During rugby league's 1921–22 Kangaroo tour of Great Britain, the Northern Rugby Football Union tried to arrange a match in Paris, but opposition from the Rugby Football Union-aligned French Rugby Federation made it impossible. In France rugby league split from rugby union in the 1930s. In 1948 the French instigated the formation of the International Rugby League Board as the world governing body for rugby league. France, New Zealand, Britain and Australia (who joined a few months later) were the founding countries. The International Rugby Football Board (IRFB) had formed prior to the schsim in 1886 and remained the international governing body for rugby union, although it originally only consisted of England, Wales, Ireland and Scotland. Australia, New Zealand and South Africa joined the IRFB in 1948, France in 1978 and Argentina, Canada, Italy and Japan in 1991.

On 26 August 1995 the IRFB, now known as the International Rugby Board, declared rugby union an "open" game and thus removed all restrictions on payments or benefits to those connected with the game.
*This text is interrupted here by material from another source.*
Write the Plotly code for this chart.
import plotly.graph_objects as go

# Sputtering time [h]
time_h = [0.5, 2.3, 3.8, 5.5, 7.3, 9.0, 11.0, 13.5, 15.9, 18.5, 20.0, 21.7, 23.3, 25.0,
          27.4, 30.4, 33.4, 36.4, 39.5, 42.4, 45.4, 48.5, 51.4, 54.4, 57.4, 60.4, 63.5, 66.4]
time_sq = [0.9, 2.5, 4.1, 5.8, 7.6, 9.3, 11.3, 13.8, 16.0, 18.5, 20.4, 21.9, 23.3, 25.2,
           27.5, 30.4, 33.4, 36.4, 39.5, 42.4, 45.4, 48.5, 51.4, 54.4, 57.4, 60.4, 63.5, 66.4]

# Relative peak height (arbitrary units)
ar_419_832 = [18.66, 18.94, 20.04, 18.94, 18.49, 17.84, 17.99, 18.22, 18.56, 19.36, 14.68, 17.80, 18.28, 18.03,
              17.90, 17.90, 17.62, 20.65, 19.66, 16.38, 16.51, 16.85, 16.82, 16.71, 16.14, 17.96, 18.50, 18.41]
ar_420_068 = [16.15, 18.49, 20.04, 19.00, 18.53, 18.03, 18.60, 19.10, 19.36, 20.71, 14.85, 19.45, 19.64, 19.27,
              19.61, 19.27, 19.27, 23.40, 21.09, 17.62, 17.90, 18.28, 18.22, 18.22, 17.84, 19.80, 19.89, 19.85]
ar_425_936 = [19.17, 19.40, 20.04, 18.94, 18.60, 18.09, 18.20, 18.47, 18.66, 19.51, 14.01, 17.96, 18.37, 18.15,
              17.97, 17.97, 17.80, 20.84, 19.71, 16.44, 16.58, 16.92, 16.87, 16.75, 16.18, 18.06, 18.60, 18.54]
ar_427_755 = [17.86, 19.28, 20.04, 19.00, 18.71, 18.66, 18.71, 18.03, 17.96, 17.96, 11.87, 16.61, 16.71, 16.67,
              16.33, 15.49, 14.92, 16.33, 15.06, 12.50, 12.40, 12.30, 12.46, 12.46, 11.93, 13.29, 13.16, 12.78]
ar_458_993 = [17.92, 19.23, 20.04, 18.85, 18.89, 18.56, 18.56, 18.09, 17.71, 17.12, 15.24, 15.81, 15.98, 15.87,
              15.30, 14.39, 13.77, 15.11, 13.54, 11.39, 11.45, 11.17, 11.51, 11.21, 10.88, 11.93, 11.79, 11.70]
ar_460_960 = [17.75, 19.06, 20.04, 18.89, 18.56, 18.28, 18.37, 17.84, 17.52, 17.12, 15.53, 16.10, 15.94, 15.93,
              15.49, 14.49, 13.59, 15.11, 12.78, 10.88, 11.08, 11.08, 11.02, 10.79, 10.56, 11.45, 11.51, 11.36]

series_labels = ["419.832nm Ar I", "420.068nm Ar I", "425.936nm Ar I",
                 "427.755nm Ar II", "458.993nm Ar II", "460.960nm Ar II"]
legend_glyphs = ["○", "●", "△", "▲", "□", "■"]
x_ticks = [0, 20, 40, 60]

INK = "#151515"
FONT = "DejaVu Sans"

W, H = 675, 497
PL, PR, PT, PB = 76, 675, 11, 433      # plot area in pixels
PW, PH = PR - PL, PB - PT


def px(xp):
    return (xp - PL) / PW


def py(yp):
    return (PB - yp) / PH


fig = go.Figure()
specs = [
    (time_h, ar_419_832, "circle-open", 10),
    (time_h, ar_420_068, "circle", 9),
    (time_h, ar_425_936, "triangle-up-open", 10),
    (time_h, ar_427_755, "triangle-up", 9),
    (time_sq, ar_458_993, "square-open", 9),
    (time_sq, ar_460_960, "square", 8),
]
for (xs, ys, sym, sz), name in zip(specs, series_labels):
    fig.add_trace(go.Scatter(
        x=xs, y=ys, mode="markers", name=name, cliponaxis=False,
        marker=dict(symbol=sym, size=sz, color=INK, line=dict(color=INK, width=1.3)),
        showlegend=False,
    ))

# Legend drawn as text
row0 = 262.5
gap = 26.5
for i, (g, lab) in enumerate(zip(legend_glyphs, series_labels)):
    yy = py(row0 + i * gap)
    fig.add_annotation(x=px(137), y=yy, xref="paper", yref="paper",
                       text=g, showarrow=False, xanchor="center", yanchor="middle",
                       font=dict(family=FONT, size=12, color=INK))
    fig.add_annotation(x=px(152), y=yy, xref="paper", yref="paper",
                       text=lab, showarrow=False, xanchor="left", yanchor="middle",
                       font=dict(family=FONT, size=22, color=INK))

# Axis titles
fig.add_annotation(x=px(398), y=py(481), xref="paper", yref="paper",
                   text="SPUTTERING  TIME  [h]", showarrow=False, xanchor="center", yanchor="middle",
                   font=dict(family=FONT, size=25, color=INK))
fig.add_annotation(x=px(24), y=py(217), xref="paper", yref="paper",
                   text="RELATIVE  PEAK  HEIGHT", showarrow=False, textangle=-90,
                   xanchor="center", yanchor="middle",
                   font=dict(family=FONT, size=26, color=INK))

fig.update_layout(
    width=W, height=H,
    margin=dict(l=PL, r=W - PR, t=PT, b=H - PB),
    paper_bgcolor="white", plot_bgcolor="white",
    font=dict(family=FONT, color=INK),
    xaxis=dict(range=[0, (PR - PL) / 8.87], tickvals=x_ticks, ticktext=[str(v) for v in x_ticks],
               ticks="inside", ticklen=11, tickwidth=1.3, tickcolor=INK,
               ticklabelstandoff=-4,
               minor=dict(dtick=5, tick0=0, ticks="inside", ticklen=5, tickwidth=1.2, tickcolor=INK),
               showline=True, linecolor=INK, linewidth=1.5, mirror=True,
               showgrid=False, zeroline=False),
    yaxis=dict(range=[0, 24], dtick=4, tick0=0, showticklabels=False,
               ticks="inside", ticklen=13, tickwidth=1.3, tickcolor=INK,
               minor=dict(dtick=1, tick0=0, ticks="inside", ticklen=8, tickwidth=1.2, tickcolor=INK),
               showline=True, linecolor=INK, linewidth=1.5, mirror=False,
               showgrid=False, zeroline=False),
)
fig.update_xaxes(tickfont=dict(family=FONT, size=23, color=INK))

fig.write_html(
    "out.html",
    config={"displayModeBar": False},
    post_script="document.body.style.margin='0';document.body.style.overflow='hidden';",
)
According to The New York Times at the time, "Thirteen-man rugby league has shown itself to be a faster, more open game of better athletes than the other code. Rugby union is trying to negotiate its own escape from amateurism, with some officials admitting that the game is too slow, the laws too convoluted to attract a larger TV following".
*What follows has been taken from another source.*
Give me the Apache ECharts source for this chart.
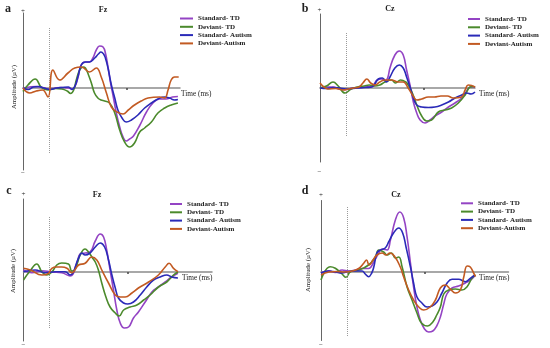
<!DOCTYPE html>
<html>
<head>
<meta charset="utf-8">
<script src="https://cdn.jsdelivr.net/npm/echarts@6/dist/echarts.min.js"></script>
<style>
html,body{margin:0;padding:0;background:#fff;}
#chart{width:550px;height:348px;}
</style>
</head>
<body>
<div id="chart"></div>
<script>
// ---------- DATA ----------
const seriesNames = ['Standard- TD', 'Deviant- TD', 'Standard- Autism', 'Deviant-Autism'];
const panelLetters = ['a', 'b', 'c', 'd'];
const panelSites = ['Fz', 'Cz', 'Fz', 'Cz'];
const xTickValues = [300];             // ms
const stimulusOnset = 0;               // ms (dotted line)
const stimulusExtent = [[6.0, -6.5], [5.5, -4.9], [5.5, -5.7], [6.5, -6.4]]; // µV (top, bottom)

// Panel a (Fz)  [time ms, amplitude µV]
const aStdTD = [[-100,0.0],[-75,0.1],[-50,0.15],[-25,0.05],[0,-0.1],[25,0.0],[50,0.05],[75,0.0],[90,-0.1],[100,0.15],[112,1.1],[124,2.3],[140,2.6],[156,2.6],[169,3.0],[182,3.8],[195,4.2],[208,4.1],[217,3.5],[227,2.1],[237,0.5],[246,-0.7],[259,-2.5],[272,-3.9],[285,-4.9],[297,-5.3],[310,-5.1],[325,-4.8],[350,-3.7],[375,-2.4],[400,-1.5],[425,-1.1],[450,-1.1],[475,-0.9],[496,-0.85]];
const aDevTD = [[-100,-0.35],[-81,0.3],[-53,0.9],[-29,0.05],[-4,-0.2],[25,-0.05],[50,-0.1],[70,-0.3],[83,-0.55],[95,-0.2],[105,0.8],[118,1.8],[131,2.1],[140,2.0],[152,1.3],[163,0.5],[175,-0.5],[188,-1.0],[200,-1.2],[214,-1.3],[233,-1.5],[253,-2.5],[272,-4.2],[291,-5.4],[310,-5.9],[329,-5.5],[349,-4.4],[368,-4.0],[394,-3.4],[419,-2.5],[445,-2.0],[470,-1.7],[496,-1.5]];
const aStdAut = [[-100,0.0],[-80,-0.15],[-60,0.1],[-40,0.15],[-20,0.0],[5,-0.15],[30,0.0],[50,0.05],[75,0.1],[88,-0.15],[100,0.2],[112,1.2],[124,2.3],[140,2.6],[156,2.6],[176,3.0],[190,3.4],[200,3.6],[210,3.4],[217,3.0],[227,2.0],[240,0.3],[253,-1.0],[265,-2.2],[281,-3.0],[297,-3.4],[317,-3.2],[342,-2.7],[368,-2.0],[394,-1.5],[419,-1.1],[445,-0.9],[464,-1.0],[483,-1.2],[496,-1.15]];
const aDevAut = [[-100,0.0],[-74,-0.5],[-49,-0.3],[-25,-0.2],[-4,-0.9],[15,1.8],[41,0.8],[73,1.5],[99,2.0],[124,2.1],[156,1.6],[182,2.0],[201,1.1],[221,-0.5],[240,-1.9],[262,-2.4],[285,-2.6],[305,-2.2],[329,-1.7],[355,-1.3],[381,-1.0],[426,-0.9],[445,-1.0],[458,-0.2],[470,0.8],[483,1.1],[499,1.1]];

// Panel b (Cz)
const bStdTD = [[-100,0.0],[-75,0.1],[-50,0.1],[-25,-0.1],[0,-0.15],[25,0.0],[50,0.05],[75,0.1],[100,0.2],[120,0.8],[137,0.9],[150,0.7],[160,1.0],[169,2.0],[188,3.3],[205,3.7],[220,3.3],[233,1.8],[246,0.3],[259,-1.4],[272,-2.5],[285,-3.2],[304,-3.5],[323,-3.2],[342,-2.8],[368,-2.4],[394,-1.9],[419,-1.5],[445,-1.0],[464,-0.3],[477,0.1],[490,0.1],[496,0.05]];
const bDevTD = [[-100,0.0],[-75,0.2],[-50,0.6],[-30,0.2],[-4,-0.5],[20,-0.1],[44,0.1],[70,0.2],[89,0.3],[110,0.2],[130,0.3],[150,0.6],[175,0.8],[190,0.5],[210,0.8],[230,0.6],[239,0.3],[252,-0.3],[272,-1.7],[291,-2.8],[310,-3.3],[329,-3.2],[355,-2.4],[381,-2.2],[406,-2.0],[432,-1.5],[458,-0.7],[477,0.1],[490,0.15],[496,0.1]];
const bStdAut = [[-100,0.0],[-75,-0.05],[-50,0.05],[-25,0.0],[0,-0.1],[25,-0.05],[50,0.0],[75,0.05],[100,0.1],[124,0.9],[140,1.0],[156,0.6],[169,1.1],[188,2.0],[205,2.3],[220,2.0],[233,1.1],[246,0.1],[259,-1.0],[272,-1.7],[291,-1.9],[317,-1.95],[342,-1.9],[368,-1.7],[394,-1.4],[419,-1.0],[445,-0.7],[464,-0.5],[481,-0.6],[496,-0.4]];
const bDevAut = [[-100,0.5],[-85,0.1],[-70,-0.1],[-40,-0.05],[-10,-0.2],[10,-0.1],[30,0.0],[50,0.1],[65,0.5],[80,0.9],[95,0.5],[111,0.3],[130,0.6],[149,0.8],[175,0.8],[201,0.6],[220,0.6],[239,0.0],[258,-0.8],[272,-1.2],[291,-1.1],[316,-0.9],[340,-0.9],[365,-0.8],[390,-0.8],[412,-1.0],[444,-0.9],[458,-0.2],[470,0.3],[483,0.25],[496,0.1]];

// Panel c (Fz)
const cStdTD = [[-100,0.2],[-68,-0.07],[-29,0.13],[9,0.0],[47,-0.07],[79,-0.4],[105,0.87],[118,1.8],[137,1.9],[156,2.0],[176,3.1],[195,3.8],[208,3.5],[220,2.2],[233,0.2],[246,-1.8],[259,-3.8],[272,-5.1],[288,-5.6],[304,-5.5],[323,-4.6],[342,-4.0],[368,-3.0],[394,-2.0],[419,-1.5],[445,-1.0],[470,-0.5],[494,-0.13]];
const cDevTD = [[-100,-0.8],[-75,0.1],[-49,0.8],[-29,0.0],[-10,-0.3],[9,0.0],[28,0.7],[47,0.9],[73,0.8],[86,0.1],[99,0.3],[118,1.7],[137,2.3],[150,2.0],[163,1.5],[176,1.0],[188,0.2],[201,-1.1],[217,-2.5],[233,-3.5],[253,-4.1],[268,-4.4],[285,-3.8],[310,-3.5],[336,-3.3],[362,-2.8],[387,-2.3],[419,-1.5],[451,-1.0],[477,-0.3],[494,0.0]];
const cStdAut = [[-100,0.03],[-55,0.2],[-17,-0.07],[22,0.03],[60,0.03],[79,-0.3],[112,1.4],[124,1.9],[137,1.7],[156,1.9],[176,2.5],[195,2.9],[212,2.5],[227,1.2],[240,-0.3],[253,-1.6],[265,-2.6],[285,-3.1],[301,-3.2],[323,-3.0],[349,-2.3],[374,-1.5],[400,-0.8],[426,-0.5],[451,-0.3],[470,-0.5],[494,-0.6]];
const cDevAut = [[-100,0.37],[-74,0.2],[-29,-0.3],[-4,-0.13],[9,0.37],[28,0.5],[47,0.5],[67,0.37],[86,-0.07],[112,0.7],[137,0.87],[163,1.5],[182,1.2],[201,0.2],[227,-1.1],[253,-2.3],[272,-2.5],[291,-2.5],[317,-2.1],[342,-1.6],[381,-1.0],[419,-0.3],[445,0.5],[460,0.87],[477,0.37],[494,0.03]];

// Panel d (Cz)
const dStdTD = [[-100,-0.1],[-70,0.13],[-45,-0.05],[-19,0.2],[6,0.1],[32,0.2],[58,0.35],[83,0.35],[103,1.0],[122,1.9],[135,2.3],[154,2.2],[167,3.2],[186,5.2],[203,6.0],[218,5.4],[231,3.5],[244,0.9],[256,-1.5],[269,-3.5],[282,-4.8],[298,-5.7],[314,-6.0],[330,-5.9],[345,-5.4],[359,-4.5],[372,-3.2],[384,-2.2],[404,-1.6],[429,-1.4],[455,-1.1],[475,-0.8],[493,-0.35]];
const dDevTD = [[-100,-0.8],[-65,0.53],[-45,0.37],[-19,-0.2],[-4,-0.53],[13,0.03],[45,0.2],[83,0.7],[109,1.5],[122,2.2],[141,2.0],[154,1.7],[171,1.9],[186,1.4],[199,1.5],[212,0.5],[231,-1.5],[250,-2.8],[269,-4.1],[286,-5.1],[310,-5.4],[330,-5.0],[345,-4.3],[359,-3.5],[372,-2.2],[391,-1.8],[417,-1.7],[442,-1.8],[461,-1.5],[481,-0.6],[494,-0.3]];
const dStdAut = [[-100,-0.1],[-70,0.1],[-45,0.0],[-20,-0.1],[6,0.05],[30,0.1],[58,0.1],[70,-0.2],[83,-0.47],[95,-0.1],[103,0.5],[115,1.9],[128,2.2],[147,2.4],[160,3.0],[179,3.9],[199,4.4],[214,3.9],[227,2.5],[244,0.5],[256,-1.1],[269,-2.5],[288,-3.1],[308,-3.5],[327,-3.4],[346,-3.0],[365,-2.1],[385,-1.1],[404,-0.73],[429,-0.73],[455,-0.97],[474,-0.63],[492,-0.3]];
const dDevAut = [[-100,-0.3],[-70,0.0],[-40,0.05],[-10,0.0],[20,0.1],[45,0.35],[65,0.9],[75,1.2],[85,0.7],[100,1.2],[115,1.7],[135,1.9],[150,1.7],[165,1.9],[182,1.6],[205,0.5],[218,-0.5],[237,-1.8],[256,-2.8],[276,-3.5],[295,-3.8],[320,-3.5],[340,-2.8],[359,-1.6],[378,-1.3],[397,-1.7],[417,-2.1],[436,-1.8],[449,-0.5],[462,0.6],[474,0.5],[487,-0.1],[494,-0.45]];

const panelData = [
  [aStdTD, aDevTD, aStdAut, aDevAut],
  [bStdTD, bDevTD, bStdAut, bDevAut],
  [cStdTD, cDevTD, cStdAut, cDevAut],
  [dStdTD, dDevTD, dStdAut, dDevAut]
];

// ---------- LAYOUT / STYLE ----------
const colors = ['#9444c4', '#4b8a2c', '#2a2ab8', '#c25a22'];
const layout = [
  {grid:{left:23, top:13, width:157, height:157}, xMax:504, yMax:7.5, yMin:-8.2,
   legend:{left:180, top:15, w:13}, letter:[8,9], site:[103,10], plus:[23,11], minus:[23,173], time:[181,94], amp:[14,87]},
  {grid:{left:320, top:14, width:155, height:148}, xMax:496, yMax:7.4, yMin:-7.4,
   legend:{left:468, top:15.5, w:12}, letter:[305,9], site:[390,9], plus:[319.5,10], minus:[319.5,172], time:[479,94], amp:null},
  {grid:{left:23.5, top:199, width:188.5, height:142}, xMax:625, yMax:7.3, yMin:-6.9,
   legend:{left:170, top:200.5, w:12}, letter:[9,191], site:[97,195], plus:[23.5,194.5], minus:[23.5,345], time:[182,278], amp:[13.5,271]},
  {grid:{left:321, top:200.5, width:187.5, height:140}, xMax:621, yMax:7.15, yMin:-6.85,
   legend:{left:461, top:199.8, w:12}, letter:[305,191], site:[396,195], plus:[321,195.5], minus:[321,345], time:[479,278], amp:[308,270]}
];

const serif = '"Liberation Serif", "Times New Roman", serif';
const grids = [], xAxes = [], yAxes = [], series = [], legends = [], graphics = [];

layout.forEach((L, i) => {
  grids.push(Object.assign({containLabel:false}, L.grid));
  xAxes.push({
    type:'value', gridIndex:i, min:-100, max:L.xMax,
    axisLine:{show:true, onZero:true, lineStyle:{color:'#8c8c8c', width:1.5}},
    axisTick:{show:true, customValues:xTickValues, length:2, inside:false, lineStyle:{color:'#444', width:1.5}},
    axisLabel:{show:false}, splitLine:{show:false}
  });
  yAxes.push({
    type:'value', gridIndex:i, min:L.yMin, max:L.yMax,
    axisLine:{show:true, onZero:false, lineStyle:{color:'#666', width:1}},
    axisTick:{show:false}, axisLabel:{show:false}, splitLine:{show:false}
  });
  panelData[i].forEach((d, j) => {
    const s = {
      name: seriesNames[j], type:'line', xAxisIndex:i, yAxisIndex:i,
      data: d, smooth: 0.45, showSymbol:false, symbol:'none',
      lineStyle:{color:colors[j], width:1.6}, itemStyle:{color:colors[j]},
      z: 3 + j
    };
    if (j === 0) {
      s.markLine = {
        silent:true, symbol:['none','none'], label:{show:false},
        lineStyle:{type:'dotted', color:'#9a9a9a', width:1},
        data:[[{coord:[stimulusOnset, stimulusExtent[i][0]]},{coord:[stimulusOnset, stimulusExtent[i][1]]}]]
      };
    }
    series.push(s);
  });
  legends.push({
    data: seriesNames, orient:'vertical', left:L.legend.left, top:L.legend.top,
    icon:'rect', itemWidth:L.legend.w, itemHeight:2, itemGap:1.3, padding:0,
    selectedMode:false,
    textStyle:{fontFamily:serif, fontWeight:'bold', fontSize:7, lineHeight:7, color:'#222'}
  });
  const txt = (x, y, text, size, weight, align, extra) => Object.assign({
    type:'text', x:x, y:y,
    style:{text:text, font: weight + ' ' + size + 'px ' + serif, fill:'#222', textAlign:align, textVerticalAlign:'middle'}
  }, extra || {});
  graphics.push(txt(L.letter[0], L.letter[1], panelLetters[i], 12, 'bold', 'center'));
  graphics.push(txt(L.site[0], L.site[1], panelSites[i], 8, 'bold', 'center'));
  graphics.push(txt(L.plus[0], L.plus[1], '+', 7, 'normal', 'center'));
  graphics.push(txt(L.minus[0], L.minus[1], '\u2212', 7, 'normal', 'center'));
  graphics.push(txt(L.time[0], L.time[1], 'Time (ms)', 7.3, 'normal', 'left'));
  if (L.amp) graphics.push(txt(L.amp[0], L.amp[1], 'Amplitude (\u00b5V)', 6.8, 'normal', 'center', {rotation: Math.PI/2}));
});

const chart = echarts.init(document.getElementById('chart'), null, {renderer:'canvas'});
chart.setOption({
  backgroundColor:'#ffffff',
  animation:false,
  grid: grids, xAxis: xAxes, yAxis: yAxes, series: series,
  legend: legends, graphic: graphics
});
</script>
</body>
</html>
International competitions
The oldest international rugby union competition is the Six Nations Championship, starting in 1883 with games played between England, Wales, Ireland and Scotland. France joined in 1910 and Italy in 2000. In 1996 the Southern Hemisphere teams of South Africa, Australia and New Zealand started their own annual international competition known as the Tri Nations; it adopted its current name of The Rugby Championship when Argentina joined in 2012.

Rugby union had previously been a medal sport at four Olympic games, in Paris (1900), London (1908), Antwerp (1920) and Paris (1924), and will return to the Olympics in 2016 and 2020 in the sevens form. Rugby union sevens is a core event at both the Commonwealth Games and the Asian Games.

The major annual international competition in rugby league is the Four Nations, first played in 1999. It originally involved Britain, Australia and New Zealand before expanding to include a fourth invited nation in 2009. Rugby league introduced its World Cup in 1954 and it has been held intermittently since, in various formats. Rugby union's first World Cup was held in 1987 and it is contested every four years.

American football
American football (known as football in the United States) is a sport played by two teams of eleven players on a rectangular field 120 yards long by 53.33 yards wide with goalposts at each end. The offense attempts to advance an oval ball (the football) down the field by running with or passing it. They must advance it at least ten yards in four downs to receive a new set of four downs and continue the drive; if not, they turn over the football to the opposing team. Most points are scored by advancing the ball into the opposing team's end zone for a touchdown or kicking the ball through the opponent's goalposts for a field goal. The team with the most points at the end of a game wins.
American Football playing field
American football evolved in the United States, originating from the sport of rugby football. The first game of American football was played on November 6, 1869, between two college teams, Rutgers and Princeton, under rules resembling rugby and soccer. A set of rule changes drawn up from 1880 onward by Walter Camp, the "Father of American Football", established the snap, eleven-player teams and the concept of downs, and later rule changes legalized the forward pass, created the neutral zone and specified the size and shape of the football.